§ INFORMATION PROVIDED
___
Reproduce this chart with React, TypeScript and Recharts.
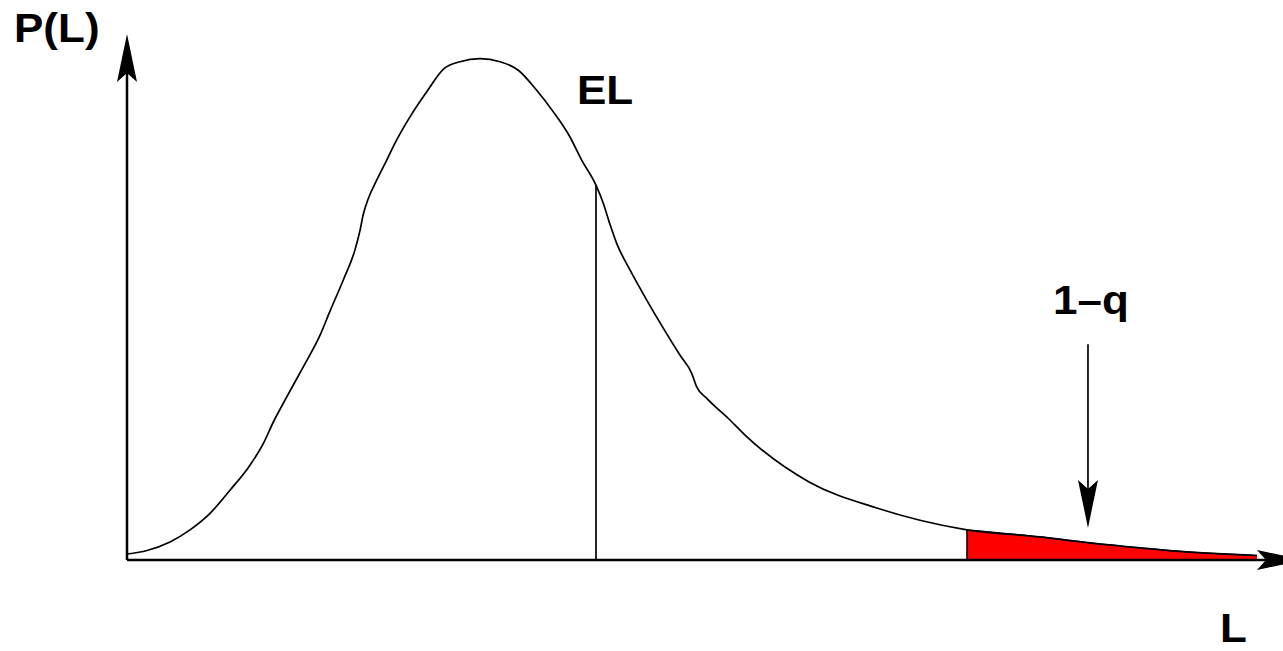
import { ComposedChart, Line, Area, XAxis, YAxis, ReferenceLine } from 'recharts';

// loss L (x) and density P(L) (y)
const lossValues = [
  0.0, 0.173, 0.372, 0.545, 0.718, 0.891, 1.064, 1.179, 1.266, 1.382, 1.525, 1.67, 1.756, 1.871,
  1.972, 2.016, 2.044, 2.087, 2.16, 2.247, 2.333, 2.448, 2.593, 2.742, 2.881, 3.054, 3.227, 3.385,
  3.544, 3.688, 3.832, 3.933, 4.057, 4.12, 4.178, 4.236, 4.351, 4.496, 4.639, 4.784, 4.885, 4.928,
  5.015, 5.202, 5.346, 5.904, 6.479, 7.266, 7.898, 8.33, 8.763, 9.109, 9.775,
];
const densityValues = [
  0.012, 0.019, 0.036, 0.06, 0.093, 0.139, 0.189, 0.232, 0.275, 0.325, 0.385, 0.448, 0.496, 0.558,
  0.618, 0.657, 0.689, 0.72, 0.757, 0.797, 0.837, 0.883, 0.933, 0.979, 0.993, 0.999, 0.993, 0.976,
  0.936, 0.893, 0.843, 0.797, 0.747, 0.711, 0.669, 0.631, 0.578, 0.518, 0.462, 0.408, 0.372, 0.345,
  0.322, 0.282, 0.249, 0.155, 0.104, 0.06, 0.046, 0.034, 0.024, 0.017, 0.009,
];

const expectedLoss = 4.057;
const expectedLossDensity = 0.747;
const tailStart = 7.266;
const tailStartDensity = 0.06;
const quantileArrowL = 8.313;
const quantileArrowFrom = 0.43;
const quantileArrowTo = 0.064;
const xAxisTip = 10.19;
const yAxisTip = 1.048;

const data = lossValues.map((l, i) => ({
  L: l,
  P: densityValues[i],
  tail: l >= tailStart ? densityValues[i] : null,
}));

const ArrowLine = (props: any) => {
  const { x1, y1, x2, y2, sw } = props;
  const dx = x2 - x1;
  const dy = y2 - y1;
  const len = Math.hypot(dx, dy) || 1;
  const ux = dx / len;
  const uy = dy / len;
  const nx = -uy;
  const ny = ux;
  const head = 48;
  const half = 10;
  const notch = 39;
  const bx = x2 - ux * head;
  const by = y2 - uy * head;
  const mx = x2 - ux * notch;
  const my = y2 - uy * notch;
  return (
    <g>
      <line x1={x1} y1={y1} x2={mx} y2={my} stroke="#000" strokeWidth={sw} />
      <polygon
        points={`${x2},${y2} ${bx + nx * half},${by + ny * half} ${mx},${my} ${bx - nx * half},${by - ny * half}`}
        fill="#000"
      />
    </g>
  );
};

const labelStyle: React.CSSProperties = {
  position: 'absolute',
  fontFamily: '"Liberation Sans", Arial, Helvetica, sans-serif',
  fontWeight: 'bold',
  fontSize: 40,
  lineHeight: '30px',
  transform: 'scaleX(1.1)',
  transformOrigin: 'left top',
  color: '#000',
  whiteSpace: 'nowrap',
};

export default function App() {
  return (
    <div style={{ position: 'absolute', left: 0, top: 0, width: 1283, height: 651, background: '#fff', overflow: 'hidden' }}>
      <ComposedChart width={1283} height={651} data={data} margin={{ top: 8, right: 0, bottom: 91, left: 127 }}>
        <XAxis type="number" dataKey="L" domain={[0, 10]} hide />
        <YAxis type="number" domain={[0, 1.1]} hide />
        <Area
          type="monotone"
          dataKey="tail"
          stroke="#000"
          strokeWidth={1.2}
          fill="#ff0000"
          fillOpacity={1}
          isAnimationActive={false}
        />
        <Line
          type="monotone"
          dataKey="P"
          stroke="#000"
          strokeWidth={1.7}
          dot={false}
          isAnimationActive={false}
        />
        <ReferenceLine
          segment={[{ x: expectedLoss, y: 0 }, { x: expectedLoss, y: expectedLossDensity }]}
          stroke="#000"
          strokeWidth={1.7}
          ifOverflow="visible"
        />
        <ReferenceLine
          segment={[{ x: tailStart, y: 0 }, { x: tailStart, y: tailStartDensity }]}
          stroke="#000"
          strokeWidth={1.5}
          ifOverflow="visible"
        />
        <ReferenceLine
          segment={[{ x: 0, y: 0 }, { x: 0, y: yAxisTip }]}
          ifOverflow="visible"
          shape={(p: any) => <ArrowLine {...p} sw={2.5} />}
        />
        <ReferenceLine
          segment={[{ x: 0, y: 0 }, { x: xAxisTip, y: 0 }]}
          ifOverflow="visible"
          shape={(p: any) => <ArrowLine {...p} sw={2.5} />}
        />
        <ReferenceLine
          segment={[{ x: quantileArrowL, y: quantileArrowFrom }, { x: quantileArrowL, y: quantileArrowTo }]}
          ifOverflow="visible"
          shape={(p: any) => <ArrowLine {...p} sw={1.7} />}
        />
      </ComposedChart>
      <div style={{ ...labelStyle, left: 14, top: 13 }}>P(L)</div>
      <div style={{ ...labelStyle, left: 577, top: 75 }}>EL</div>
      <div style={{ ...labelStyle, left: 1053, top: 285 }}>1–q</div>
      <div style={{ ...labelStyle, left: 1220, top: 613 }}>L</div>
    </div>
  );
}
___
§ STATED GOAL
Your copy of the data above should match it exactly, except that pictures are left out.

§ ANSWER TO THE TASK
Reproduce this chart with React, TypeScript and Recharts.
import { ComposedChart, Line, Area, XAxis, YAxis, ReferenceLine } from 'recharts';

// loss L (x) and density P(L) (y)
const lossValues = [
  0.0, 0.173, 0.372, 0.545, 0.718, 0.891, 1.064, 1.179, 1.266, 1.382, 1.525, 1.67, 1.756, 1.871,
  1.972, 2.016, 2.044, 2.087, 2.16, 2.247, 2.333, 2.448, 2.593, 2.742, 2.881, 3.054, 3.227, 3.385,
  3.544, 3.688, 3.832, 3.933, 4.057, 4.12, 4.178, 4.236, 4.351, 4.496, 4.639, 4.784, 4.885, 4.928,
  5.015, 5.202, 5.346, 5.904, 6.479, 7.266, 7.898, 8.33, 8.763, 9.109, 9.775,
];
const densityValues = [
  0.012, 0.019, 0.036, 0.06, 0.093, 0.139, 0.189, 0.232, 0.275, 0.325, 0.385, 0.448, 0.496, 0.558,
  0.618, 0.657, 0.689, 0.72, 0.757, 0.797, 0.837, 0.883, 0.933, 0.979, 0.993, 0.999, 0.993, 0.976,
  0.936, 0.893, 0.843, 0.797, 0.747, 0.711, 0.669, 0.631, 0.578, 0.518, 0.462, 0.408, 0.372, 0.345,
  0.322, 0.282, 0.249, 0.155, 0.104, 0.06, 0.046, 0.034, 0.024, 0.017, 0.009,
];

const expectedLoss = 4.057;
const expectedLossDensity = 0.747;
const tailStart = 7.266;
const tailStartDensity = 0.06;
const quantileArrowL = 8.313;
const quantileArrowFrom = 0.43;
const quantileArrowTo = 0.064;
const xAxisTip = 10.19;
const yAxisTip = 1.048;

const data = lossValues.map((l, i) => ({
  L: l,
  P: densityValues[i],
  tail: l >= tailStart ? densityValues[i] : null,
}));

const ArrowLine = (props: any) => {
  const { x1, y1, x2, y2, sw } = props;
  const dx = x2 - x1;
  const dy = y2 - y1;
  const len = Math.hypot(dx, dy) || 1;
  const ux = dx / len;
  const uy = dy / len;
  const nx = -uy;
  const ny = ux;
  const head = 48;
  const half = 10;
  const notch = 39;
  const bx = x2 - ux * head;
  const by = y2 - uy * head;
  const mx = x2 - ux * notch;
  const my = y2 - uy * notch;
  return (
    <g>
      <line x1={x1} y1={y1} x2={mx} y2={my} stroke="#000" strokeWidth={sw} />
      <polygon
        points={`${x2},${y2} ${bx + nx * half},${by + ny * half} ${mx},${my} ${bx - nx * half},${by - ny * half}`}
        fill="#000"
      />
    </g>
  );
};

const labelStyle: React.CSSProperties = {
  position: 'absolute',
  fontFamily: '"Liberation Sans", Arial, Helvetica, sans-serif',
  fontWeight: 'bold',
  fontSize: 40,
  lineHeight: '30px',
  transform: 'scaleX(1.1)',
  transformOrigin: 'left top',
  color: '#000',
  whiteSpace: 'nowrap',
};

export default function App() {
  return (
    <div style={{ position: 'absolute', left: 0, top: 0, width: 1283, height: 651, background: '#fff', overflow: 'hidden' }}>
      <ComposedChart width={1283} height={651} data={data} margin={{ top: 8, right: 0, bottom: 91, left: 127 }}>
        <XAxis type="number" dataKey="L" domain={[0, 10]} hide />
        <YAxis type="number" domain={[0, 1.1]} hide />
        <Area
          type="monotone"
          dataKey="tail"
          stroke="#000"
          strokeWidth={1.2}
          fill="#ff0000"
          fillOpacity={1}
          isAnimationActive={false}
        />
        <Line
          type="monotone"
          dataKey="P"
          stroke="#000"
          strokeWidth={1.7}
          dot={false}
          isAnimationActive={false}
        />
        <ReferenceLine
          segment={[{ x: expectedLoss, y: 0 }, { x: expectedLoss, y: expectedLossDensity }]}
          stroke="#000"
          strokeWidth={1.7}
          ifOverflow="visible"
        />
        <ReferenceLine
          segment={[{ x: tailStart, y: 0 }, { x: tailStart, y: tailStartDensity }]}
          stroke="#000"
          strokeWidth={1.5}
          ifOverflow="visible"
        />
        <ReferenceLine
          segment={[{ x: 0, y: 0 }, { x: 0, y: yAxisTip }]}
          ifOverflow="visible"
          shape={(p: any) => <ArrowLine {...p} sw={2.5} />}
        />
        <ReferenceLine
          segment={[{ x: 0, y: 0 }, { x: xAxisTip, y: 0 }]}
          ifOverflow="visible"
          shape={(p: any) => <ArrowLine {...p} sw={2.5} />}
        />
        <ReferenceLine
          segment={[{ x: quantileArrowL, y: quantileArrowFrom }, { x: quantileArrowL, y: quantileArrowTo }]}
          ifOverflow="visible"
          shape={(p: any) => <ArrowLine {...p} sw={1.7} />}
        />
      </ComposedChart>
      <div style={{ ...labelStyle, left: 14, top: 13 }}>P(L)</div>
      <div style={{ ...labelStyle, left: 577, top: 75 }}>EL</div>
      <div style={{ ...labelStyle, left: 1053, top: 285 }}>1–q</div>
      <div style={{ ...labelStyle, left: 1220, top: 613 }}>L</div>
    </div>
  );
}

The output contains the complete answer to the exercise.